I’m currently a teacher working in an LYS school district. I have a question regarding Common Assessments, specifically addressing questions on “reviewing for common assessments”. As an educator, I’m looking for my students to be successful on their assessments, so I’m wondering if we should review the covered content prior to the Common Assessments?

There seems to be confusion with what the best practices are for this. I understand we must keep from teaching or reviewing from the common assessment itself, in order to maintain the fidelity of the test. However, the question still stands, are we able to review for the common assessments, but doing so from the scope and sequence? If so, are we able to review the day of the test or should it be done a few days before the test?  

Thank you for your time.   

SC Response Great questions.  First, you have to decide why you are administering the assessment.  For grades or information? If it is just for grades, honestly the common assessment process is too much of a hassle. So just stick with using statistically invalid teacher made tests. But if you are administering the assessment for information then an entirely new world opens up in front of you. One where field practice can actually inform and improve the profession.  It is in this world where I endeavor to spend my time and energy.  For me there is nothing more exciting.

All of that to say this, “I believe that reviewing for a common assessment is a waste of instructional time and effectively invalidates the assessment for data analysis, problem solving and system level decision-making.” 

What you want to do is teach the curriculum to the best of your ability up to the assessment administration.  If you do this, over time the data will reveal the following:

A. Am I (or, are we) staying on pace with the scope and sequence

B. Am I (or, are we) using more effective or less effective practices, in terms of student retaining, processing and using the delivered content.

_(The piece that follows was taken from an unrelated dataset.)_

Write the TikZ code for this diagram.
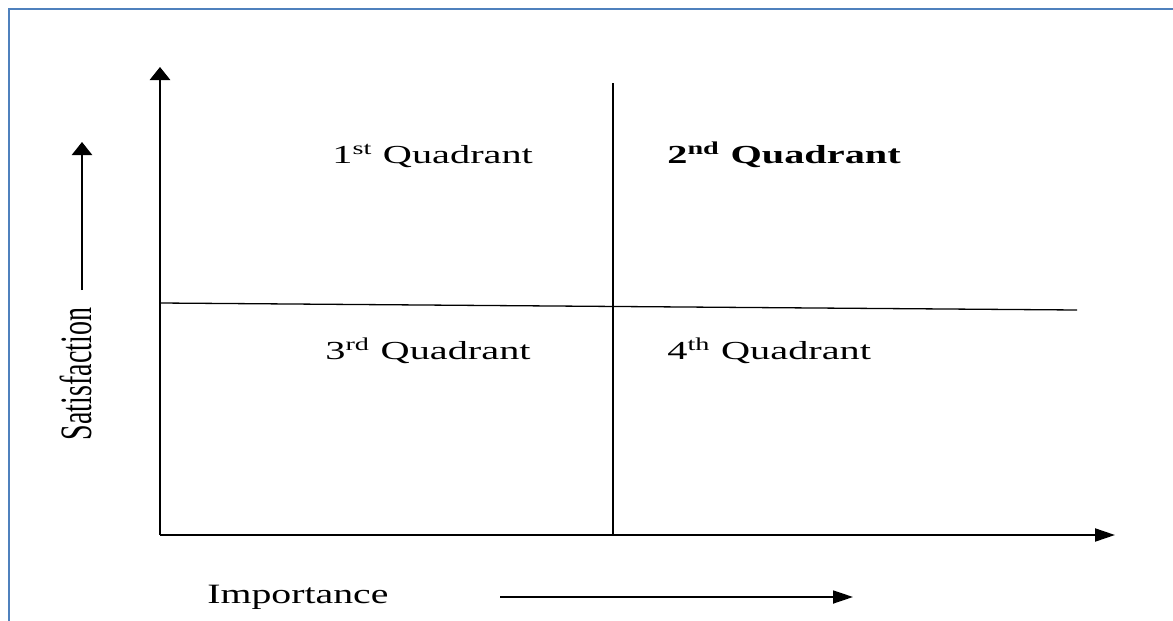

If I review for the assessment, what the data primarily tells me is how effective my review sessions are. Now some will say, “If I don’t review, my students will get lower grades.”

To which I respond, “The purpose of the assessment is not to collect grades but to generate instructional data that informs our next instructional decisions.”

Others will say, “If I don’t review, it will look like I’m less of a teacher than my peers who are providing a review.”

To which I respond, “The purpose of the assessment is not to collect grades but to generate instructional data that informs our next instructional decisions. If you can suffer through a couple of assessment cycles, you will soon leave the reviewers in the dust.  Because you will soon be teaching better and those using the crutch of review won’t be able to keep up with you and your class.”

Now, that does mean that I never review for a common assessment.  It is my hope that based on your embedded formative assessment and how students respond to the closing question in each lesson that there is a constant cycle of review of prior knowledge, introduction of new material, practice, demonstrated understanding, repeat.  That is solid instruction.  And good assessment data puts you in a position to get even better at it.

I hope this helps and if you have any other questions, you know how to find me.